• **WHAT IS NEEDED**: Give only the count of lines containing "this".

• **DATA FOR PROCESSING**:
◆ ◆ ◆ ◆ ◆

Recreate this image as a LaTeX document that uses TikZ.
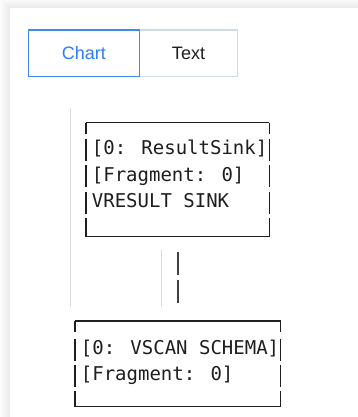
\documentclass[tikz,border=0pt]{standalone}
\usepackage{fontspec}
\setmainfont{Liberation Sans}
\newfontfamily\asciimono{DejaVu Sans Mono}
\definecolor{tabblue}{HTML}{3E8BF7}
\definecolor{tabtext}{HTML}{2F7CF6}
\definecolor{tabgray}{HTML}{D3DAE4}
\definecolor{inkdark}{HTML}{1E1E1E}
\definecolor{guidegray}{HTML}{DCDCDC}
\tikzset{
  tab/.style={draw, line width=1.1pt, inner sep=0pt, minimum height=46.7pt,
    font=\fontsize{18}{20}\selectfont},
  boxarea/.style={inner sep=0pt, outer sep=0pt},
  frame/.style={draw=inkdark, line width=1.4pt},
  % side bars of the three-row box: corner tick, one bar per row, closing bar
  bars three/.style={frame, dash pattern=on 11pt off 4.8pt on 22pt off 4.5pt on 22pt off 4.5pt on 22pt off 4.5pt on 30pt off 10pt},
  % side bars of the two-row box
  bars two/.style={frame, dash pattern=on 11pt off 6.5pt on 22pt off 4pt on 22pt off 4.5pt on 30pt off 10pt},
  mono/.style={inner sep=0pt, anchor=west, text=inkdark, text height=0.76em, text depth=0.13em,
    font=\asciimono\fontsize{19}{26}\selectfont},
  link/.style={draw=inkdark!85, line width=2pt, dash pattern=on 23.3pt off 5pt},
  guide/.style={draw=guidegray, line width=1.5pt}
}
\begin{document}
\begin{tikzpicture}[x=1pt,y=-1pt]
\useasboundingbox (0,0) rectangle (358,417);
% soft shadow round the card
\foreach \i in {1,...,10}
  \fill[black, opacity=0.008] (10-\i,8-\i) rectangle (380,440);
\fill[white] (10,8) rectangle (380,440);

% view switch tabs
\node[tab, draw=tabgray, text=inkdark, minimum width=98.4pt] (texttab) at (188.5,53.35) {Text};
\node[tab, draw=tabblue, text=tabtext, minimum width=111pt] (charttab) at (83.8,53.35) {Chart};

% tree guide lines
\coordinate (g1a) at (70.3,108.3);
\coordinate (g1b) at (70.3,306.7);
\coordinate (g2a) at (161.7,250);
\coordinate (g2b) at (161.7,306.7);
\draw[guide] (g1a) -- (g1b);
\draw[guide] (g2a) -- (g2b);

% result sink box
\node[boxarea, minimum width=183.3pt, minimum height=114pt] (box1) at (177.65,179.7) {};
\draw[frame] (box1.north west) -- (box1.north east);
\draw[frame] (box1.south west) -- (box1.south east);
\draw[bars three] (box1.north west) -- (box1.south west);
\draw[bars three] (box1.north east) -- (box1.south east);
\node[mono] (b1r1) at (91.7,151.5) {[0: ResultSink]};
\node[mono] (b1r2) at (91.7,178) {[Fragment: 0]};
\node[mono] (b1r3) at (91.7,204.5) {VRESULT SINK};

% scan box
\node[boxarea, minimum width=205.7pt, minimum height=85.5pt] (box2) at (177.85,363.75) {};
\draw[frame] (box2.north west) -- (box2.north east);
\draw[frame] (box2.south west) -- (box2.south east);
\draw[bars two] (box2.north west) -- (box2.south west);
\draw[bars two] (box2.north east) -- (box2.south east);
\node[mono] (b2r1) at (80.7,351.5) {[0: VSCAN SCHEMA]};
\node[mono] (b2r2) at (80.7,377.5) {[Fragment: 0]};

% link between the two boxes
\draw[link, shorten <=15pt, shorten >=17.7pt] (box1.south) -- (box1.south |- box2.north);
\end{tikzpicture}
\end{document}
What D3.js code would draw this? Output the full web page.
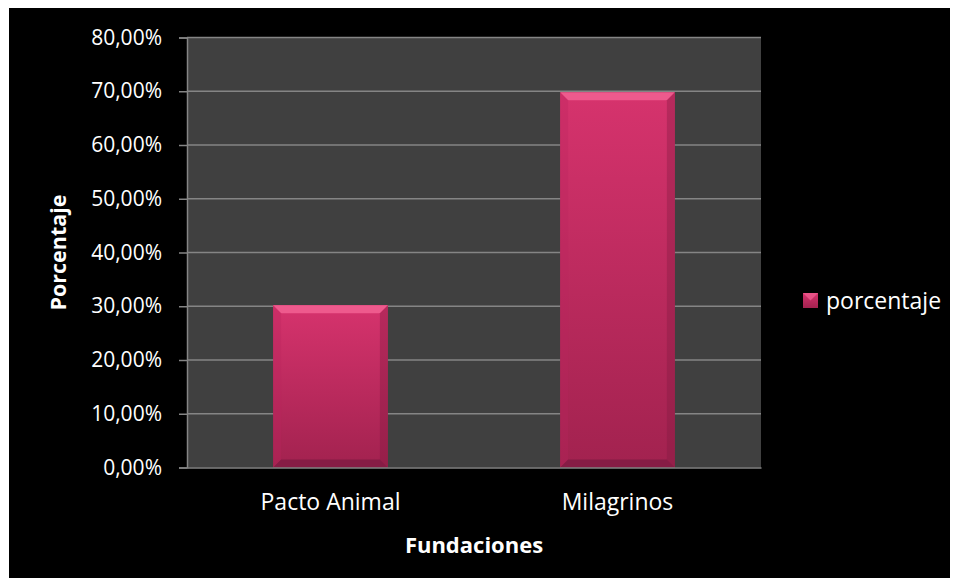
<!DOCTYPE html>
<html>
<head>
<meta charset="utf-8">
<script src="https://cdn.jsdelivr.net/npm/d3@7"></script>
<style>
  body { margin: 0; background: #fff; }
  text { font-family: "Open Sans", "Liberation Sans", sans-serif; }
</style>
</head>
<body>
<svg id="chart"></svg>
<script>
// data
var categories = ["Pacto Animal", "Milagrinos"];
var values = [0.302, 0.698];
var yTicks = [0, 0.1, 0.2, 0.3, 0.4, 0.5, 0.6, 0.7, 0.8];
var seriesName = "porcentaje";

var svgWidth = 958, svgHeight = 587;
var margin = { top: 37.5, right: 197, bottom: 119.5, left: 187 };
var width = svgWidth - margin.left - margin.right;
var height = svgHeight - margin.top - margin.bottom;

var svg = d3.select("#chart")
            .attr("width", svgWidth)
            .attr("height", svgHeight);

// black chart background
svg.append("rect")
   .attr("x", 9).attr("y", 8)
   .attr("width", 941).attr("height", 570)
   .attr("fill", "#000");

var defs = svg.append("defs");
var grad = defs.append("linearGradient")
   .attr("id", "barGrad")
   .attr("x1", 0).attr("y1", 0).attr("x2", 0).attr("y2", 1);
grad.append("stop").attr("offset", "0%").attr("stop-color", "#d6336d");
grad.append("stop").attr("offset", "100%").attr("stop-color", "#a2224f");

var g = svg.append("g")
           .attr("transform", "translate(" + margin.left + "," + margin.top + ")");

var x = d3.scaleBand()
          .domain(categories)
          .range([0, width])
          .paddingInner(0.6)
          .paddingOuter(0.3);

var y = d3.scaleLinear()
          .domain([0, 0.8])
          .range([height, 0]);

// plot area
g.append("rect")
 .attr("width", width).attr("height", height)
 .attr("fill", "#404040");

// gridlines
g.append("g")
 .selectAll("line")
 .data(yTicks.slice(1))
 .enter().append("line")
 .attr("x1", 0).attr("x2", width)
 .attr("y1", function(d) { return y(d); })
 .attr("y2", function(d) { return y(d); })
 .attr("stroke", "#858585")
 .attr("stroke-width", 1.5);

var fmt = function(d) { return d3.format(".2f")(d * 100).replace(".", ",") + "%"; };

var yAxis = g.append("g")
 .call(d3.axisLeft(y).tickValues(yTicks).tickFormat(fmt).tickSize(8).tickPadding(17));
yAxis.select(".domain").attr("stroke", "#858585").attr("stroke-width", 1.5);
yAxis.selectAll(".tick line").attr("stroke", "#858585").attr("stroke-width", 1.5);
yAxis.selectAll("text")
     .attr("fill", "#fff")
     .attr("font-size", "21px")
     .attr("font-family", "'Open Sans', sans-serif");

// bars with bevel
var bev = 8;
var bars = g.selectAll(".bar")
  .data(values)
  .enter().append("g")
  .attr("class", "bar");

bars.append("rect")
  .attr("x", function(d, i) { return x(categories[i]); })
  .attr("y", function(d) { return y(d); })
  .attr("width", x.bandwidth())
  .attr("height", function(d) { return height - y(d); })
  .attr("fill", "url(#barGrad)");

function pts(arr) { return arr.map(function(p) { return p.join(","); }).join(" "); }

// top bevel
bars.append("polygon")
  .attr("points", function(d, i) {
    var x0 = x(categories[i]), x1 = x0 + x.bandwidth(), y0 = y(d);
    return pts([[x0, y0], [x1, y0], [x1 - bev, y0 + bev], [x0 + bev, y0 + bev]]);
  })
  .attr("fill", "#ee5a8d");
// left bevel
bars.append("polygon")
  .attr("points", function(d, i) {
    var x0 = x(categories[i]), y0 = y(d);
    return pts([[x0, y0], [x0 + bev, y0 + bev], [x0 + bev, height - bev], [x0, height]]);
  })
  .attr("fill", "#b8265c").attr("opacity", 0.3);
// right bevel
bars.append("polygon")
  .attr("points", function(d, i) {
    var x1 = x(categories[i]) + x.bandwidth(), y0 = y(d);
    return pts([[x1, y0], [x1 - bev, y0 + bev], [x1 - bev, height - bev], [x1, height]]);
  })
  .attr("fill", "#7e1a40").attr("opacity", 0.35);
// bottom bevel
bars.append("polygon")
  .attr("points", function(d, i) {
    var x0 = x(categories[i]), x1 = x0 + x.bandwidth();
    return pts([[x0, height], [x0 + bev, height - bev], [x1 - bev, height - bev], [x1, height]]);
  })
  .attr("fill", "#861c45");

// x axis
var xAxis = g.append("g")
 .attr("transform", "translate(0," + height + ")")
 .call(d3.axisBottom(x).tickSize(0).tickPadding(26));
xAxis.select(".domain").attr("stroke", "#858585").attr("stroke-width", 1.5);
xAxis.selectAll("text")
     .attr("fill", "#fff")
     .attr("font-size", "23px")
     .attr("font-family", "'Open Sans', sans-serif");

// axis titles
svg.append("text")
   .attr("x", margin.left + width / 2)
   .attr("y", 553)
   .attr("text-anchor", "middle")
   .attr("fill", "#fff")
   .attr("font-size", "22px")
   .attr("font-weight", "bold")
   .text("Fundaciones");

svg.append("text")
   .attr("transform", "translate(66," + (margin.top + height / 2) + ") rotate(-90)")
   .attr("text-anchor", "middle")
   .attr("fill", "#fff")
   .attr("font-size", "21.5px")
   .attr("font-weight", "bold")
   .text("Porcentaje");

// legend
var legend = svg.append("g").attr("transform", "translate(803,293)");
legend.append("rect")
   .attr("width", 15).attr("height", 15)
   .attr("fill", "url(#barGrad)");
legend.append("polygon")
   .attr("points", "0,0 15,0 7.5,7.5")
   .attr("fill", "#ee5a8d").attr("opacity", 0.8);
legend.append("text")
   .attr("x", 23).attr("y", 16)
   .attr("fill", "#fff")
   .attr("font-size", "23px")
   .text(seriesName);
</script>
</body>
</html>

◆ ◆ ◆ ◆ ◆

• **ANSWER IN FULL**: 2